Ketua Parlemen Turki: Semua Politikus Setuju Amandemen Larangan Jilbab
Larangan jilbab di Turki pertama kali diterapkan secara luas pada 1980-an.
REPUBLIKA.CO.ID, ANKARA -- Ketua Parlemen Turki Mustafa Sentop mengatakan politikus dari semua partai dan orang-orang dari semua lapisan masyarakat menyetujui amandemen konstitusi tentang kebebasan mengenakan jilbab. Berbicara dalam sebuah wawancara televisi, Sentop mengatakan dia percaya Parlemen akan memilih amandemen tersebut.
Dilansir dari Daily Sabah, Kamis (19/1/2023), Partai Keadilan dan Pembangunan (Partai AK) yang berkuasa mengajukan proposal amandemen ke Sentop bulan lalu, dengan tanda tangan 366 anggota parlemen dari 600 kursi Parlemen.
Meskipun Partai AK dikreditkan dengan pencabutan larangan jilbab bertahun-tahun yang lalu, Partai Rakyat Republik (CHP), sebuah partai yang telah lama menentang pemakaian jilbab di Parlemen dan kantor-kantor publik, menghidupkan kembali isu tersebut Oktober lalu. Langkah ini untuk menarik dukungan dari pemilih konservatif, menjelang pemilu 2023.
Sentop mengatakan keluarganya juga menjadi korban larangan jilbab, termasuk dua saudara perempuan dan sepupu. Mereka harus putus sekolah di tahun senior mereka dan dikeluarkan karena mengenakan jilbab.
Tapi masalah ini diselesaikan pada 2012 dengan kesepakatan publik bersama dan Turki mengadopsi pola pikir baru. Kecuali untuk kasus individu, ini adalah masalah yang diselesaikan. Politikus Turki Kemal Kılıçdaroğlu membuat proposal baru. Faktanya, semua orang setuju akan perlunya solusi permanen untuk masalah ini.
“Itu diselesaikan sebelumnya melalui undang-undang baru tetapi berisiko karena undang-undang semata-mata tidak dapat memberi Anda kebebasan karena undang-undang dapat dibatalkan di masa mendatang jika terjadi perubahan mayoritas di Parlemen,” kata dia.
“Jadi, amandemen konstitusi diperlukan. Saya melihat pihak-pihak telah menyetujui solusi seperti itu, jadi, saya yakin akan ada lebih dari 400 suara (diperlukan untuk implementasi) di Parlemen,” katanya.

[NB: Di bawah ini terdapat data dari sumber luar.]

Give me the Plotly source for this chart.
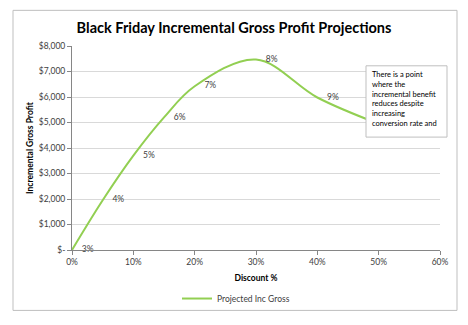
import plotly.graph_objects as go

discount = [0.0, 0.05, 0.10, 0.15, 0.20, 0.30, 0.40, 0.50]
profit = [0, 1950, 3700, 5200, 6420, 7470, 5980, 4950]
point_labels = ["3%", "4%", "5%", "6%", "7%", "8%", "9%", ""]

y_tickvals = [0, 1000, 2000, 3000, 4000, 5000, 6000, 7000, 8000]
y_ticktext = ["$-", "$1,000", "$2,000", "$3,000", "$4,000", "$5,000", "$6,000", "$7,000", "$8,000"]
x_tickvals = [0, 0.1, 0.2, 0.3, 0.4, 0.5, 0.6]
x_ticktext = ["0%", "10%", "20%", "30%", "40%", "50%", "60%"]

title = "Black Friday Incremental Gross Profit Projections"
series_name = "Projected Inc Gross"
note = "There is a point<br>where the<br>incremental benefit<br>reduces despite<br>increasing<br>conversion rate and"

FONT = "Lato"
GREEN = "#92CF52"
TXT = "#404040"

fig = go.Figure()
fig.add_trace(go.Scatter(
    x=discount, y=profit, mode="lines+markers+text", name=series_name,
    text=point_labels, textposition="middle right",
    textfont=dict(family=FONT, size=8.5, color=TXT),
    marker=dict(size=14, color="rgba(0,0,0,0)", line=dict(width=0)),
    line=dict(color=GREEN, width=2, shape="spline", smoothing=1.0),
    cliponaxis=False,
))

W, H = 468, 325
ml, mr, mt, mb = 72, 28, 46, 73
pw = W - ml - mr
ph = H - mt - mb

def px_x(p):
    return (p - ml) / pw

def px_y(p):
    return (H - mb - p) / ph

fig.update_layout(
    width=W, height=H,
    margin=dict(l=ml, r=mr, t=mt, b=mb),
    paper_bgcolor="white", plot_bgcolor="white",
    font=dict(family=FONT, size=8.5, color=TXT),
    title=dict(text="<b>" + title + "</b>", x=0.5, xanchor="center", y=1 - 28 / H, yanchor="middle",
               font=dict(family=FONT, size=14.5, color="#000000")),
    showlegend=True,
    legend=dict(orientation="h", x=px_x(236), xanchor="center", y=px_y(301), yanchor="middle",
                font=dict(family=FONT, size=8.5, color=TXT), itemwidth=30, bgcolor="rgba(0,0,0,0)"),
    xaxis=dict(range=[0, 0.6], tickvals=x_tickvals, ticktext=x_ticktext, showgrid=False,
               showline=True, linecolor="#868686", linewidth=1, ticks="outside", ticklen=4,
               tickcolor="#868686", zeroline=False, tickfont=dict(size=8.5, color=TXT),
               title=dict(text="<b>Discount %</b>", font=dict(size=8.5, color="#000000"), standoff=8)),
    yaxis=dict(range=[0, 8000], tickvals=y_tickvals, ticktext=y_ticktext, showgrid=True,
               gridcolor="#D9D9D9", gridwidth=1, showline=True, linecolor="#868686", linewidth=1,
               ticks="outside", ticklen=4, tickcolor="#868686", zeroline=False,
               tickfont=dict(size=8.5, color=TXT),
               title=dict(text="<b>Incremental Gross Profit</b>", font=dict(size=8.5, color="#000000"), standoff=3)),
)

# outer chart border
fig.add_shape(type="rect", xref="paper", yref="paper",
              x0=px_x(13), x1=px_x(457), y0=px_y(313), y1=px_y(10),
              line=dict(color="#BFBFBF", width=1), fillcolor="rgba(0,0,0,0)", layer="below")
# note text box
fig.add_shape(type="rect", xref="paper", yref="paper",
              x0=px_x(366), x1=px_x(447), y0=px_y(138), y1=px_y(66),
              line=dict(color="#BFBFBF", width=1), fillcolor="white", layer="above")
fig.add_annotation(xref="paper", yref="paper", x=px_x(370), y=px_y(68), xanchor="left", yanchor="top",
                   text=note, showarrow=False, align="left",
                   font=dict(family=FONT, size=7.5, color="#000000"))

fig.write_html("out.html")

Dia menunjukkan referendum akan diperlukan jika suara yang diperlukan tetap antara 360 dan 400 dan akan lebih baik untuk mengadakan referendum seperti itu secara paralel dengan pemilihan umum yang akan datang karena jadwal pemilihannya ketat.
Sebelumnya, Presiden Recep Tayyip Erdoğan mengumumkan mereka akan mempertimbangkan mengadakan referendum mengenai masalah tersebut dan dapat diadakan pada hari yang sama dengan pemilihan umum. Jilbab pernah menjadi sumber perselisihan yang mendalam di Turki.
Jilbab dilihat sebagai ancaman terhadap tatanan sekuler. Namun, pertanyaan tersebut berhenti menimbulkan kontroversi setelah reformasi oleh Partai AK selama 20 tahun berkuasa.
Alih-alih RUU, Partai AK berusaha membuat amandemen konstitusi untuk menjamin hak memakai jilbab selamanya. Meningkatkan taruhannya, Erdogan mengumumkan sebelumnya amandemen tersebut juga akan mencakup langkah-langkah untuk melindungi keluarga.
Wanita berjilbab Turki telah lama berjuang di bawah undang-undang yang mencegah mereka mengenakan jilbab di sekolah sebagai pelajar dan di institusi publik sebagai profesional. Larangan jilbab di Turki pertama kali diterapkan secara luas pada 1980-an. Larangan ini menjadi lebih ketat setelah 1997 ketika militer memaksa pemerintah konservatif mengundurkan diri dalam insiden yang dijuluki kudeta postmodern pada 28 Februari.
Parlemen mencabut larangan mahasiswi mengenakan jilbab di universitas pada 2008 dalam langkah yang diperjuangkan oleh Erdoğan dan yang telah diupayakan anggota parlemen CHP. Namun, langkah ini tidak berhasil di Mahkamah Konstitusi. Pada 2013, Turki mencabut larangan perempuan mengenakan jilbab di lembaga negara di bawah reformasi yang menurut pemerintah dirancang untuk mendukung demokrasi.